When Donald Trump was elected president, some pundits rushed to assure us that the American constitutional system would prevent Trump from enacting the most extreme parts of his corporate agenda. The events of the last few weeks show that working people cannot sit back and trust that our elected leaders will use meaningful checks-and-balances to stop Trump. Instead, we must redouble our efforts at resisting Trump in the streets, on the phones, in congressional offices, and wherever else we can.
Remember, our nation’s founders set up a democratic system to govern the United States. They did so in contrast from the British Parliament, where the Prime Minister must have the support of the majority of the legislature to stay in power (and thus has effective full control over the government during his or her time in power). In the United States, the executive and legislative branches are separate from each other. The majority in Congress—even from the same party—are not beholden to the president. Today’s actions from the House of Representatives show a rebuff of this system.
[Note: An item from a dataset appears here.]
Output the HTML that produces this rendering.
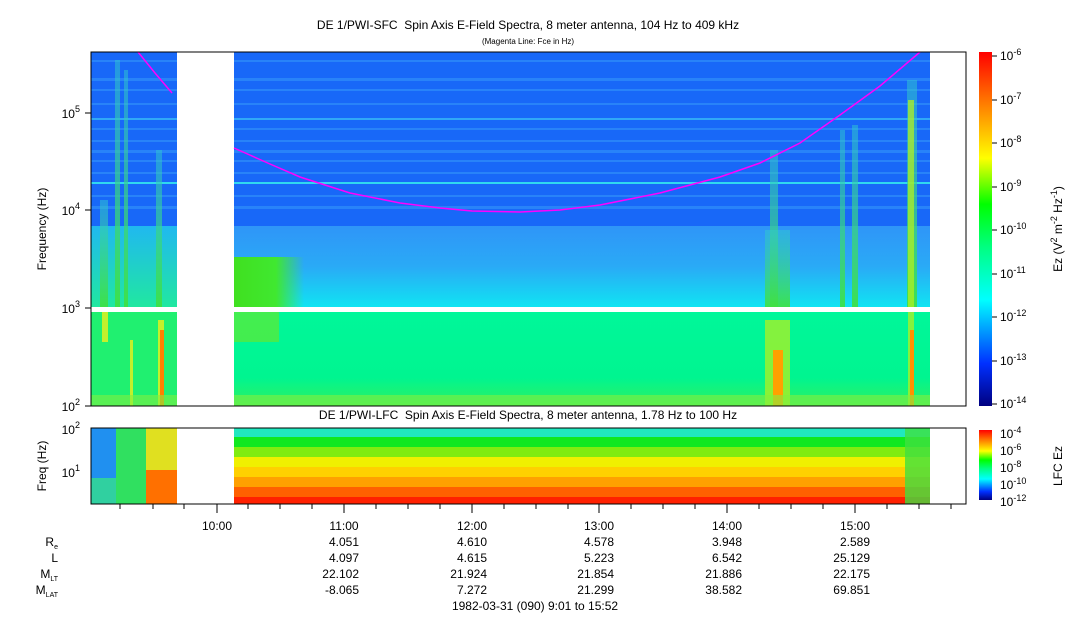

In a 217 to 213 vote, the majority of U.S. Representatives passed a bill repealing crucial parts of the Affordable Care Act (ACA), and giving a giant tax cut to billionaire corporate CEOs. The bill guts Medicaid, cuts off health care for those who earn low wages, hurts women disproportionately. If enacted, the legislation could bring back lifetime caps on how much an insurer reimburses for healthcare costs, shutting off people’s health insurance when they need them most.
Many GOP members voted for the bill despite their disagreement over it, including the bill’s provision to allow insurers to charge Americans more for pre-existing conditions. So, why did Republicans overwhelmingly support a bill they know is bad policy? Congress abdicated its role to independently decide whether to pass legislation for the sole reason of granting Trump, in the words of CNN, “a big win.” So much for the separation of powers acting as a check on Trump’s extremist agenda.
The founders also set up a Senate to be a smaller chamber where cooler heads could debate the issues of the day. In fact, the term “Senate” derives from a Latin word meaning “council of elders.” Senate Democrats sought to invoke the power of the Senate to prevent Neil Gorsuch from getting a seat on the U.S. Supreme Court, due to his dangerous judicial record standing for corporations and against ordinary citizens. The Senate had a chance to preserve its role as a deliberative body that allows members the right of unlimited debate. Instead of debating Gorsuch, they unanimously voted to break the rules of the Senate to confirm Gorsuch and hand Trump another win over working people. So much for the Senate acting as a check on Trump’s corporate agenda.
The founders also set up a cabinet that, although nominated by the president, to function with a degree of independence. They wanted cabinet members to act as unbiased government officers that provide advice to the president. Indeed, Article II of the Constitution states that the president “may require the opinion, in writing, of the [cabinet] upon any subject relating to the duties of their respective offices.” The 25th Amendment to the Constitution also gives the cabinet, along with the Vice President, the initial power to decide whether a president “is unable to discharge the powers and duties of his office.” In fact, they thought cabinet officials were so important that they did not give the president the sole power to appoint them, requiring that they receive Senate confirmation before assuming their roles. This week, Trump’s nominee for Secretary of Labor was sworn in to head the Labor Department. During his confirmation debate, R. Alexander Acosta made it clear that even though the mission of Department of Labor is to assist working people and protect their rights, when there was a conflict between what was good for working people and what Trump wanted, Acosta would be Trump’s man. So much for the cabinet acting as a check on Trump’s corporate agenda.
So what’s left? With the institutions of government unable to act as the check on Trump that the founders imagined, working people must step into the void. Together, we have the power to stop Trump and take back our democracy. Working people came together to thwart Trump’s first nominee for Labor Secretary, Andrew Puzder from taking office, and delayed several parts of Trump’s plans. We must use today’s loss to redouble the effort to stop the ACA repeal from moving in the Senate. We must also use our people power to block more of the Trump corporate agenda from advancing in the coming year. And we the people must offer a different vision for government that lifts up the needs of our citizens and our communities.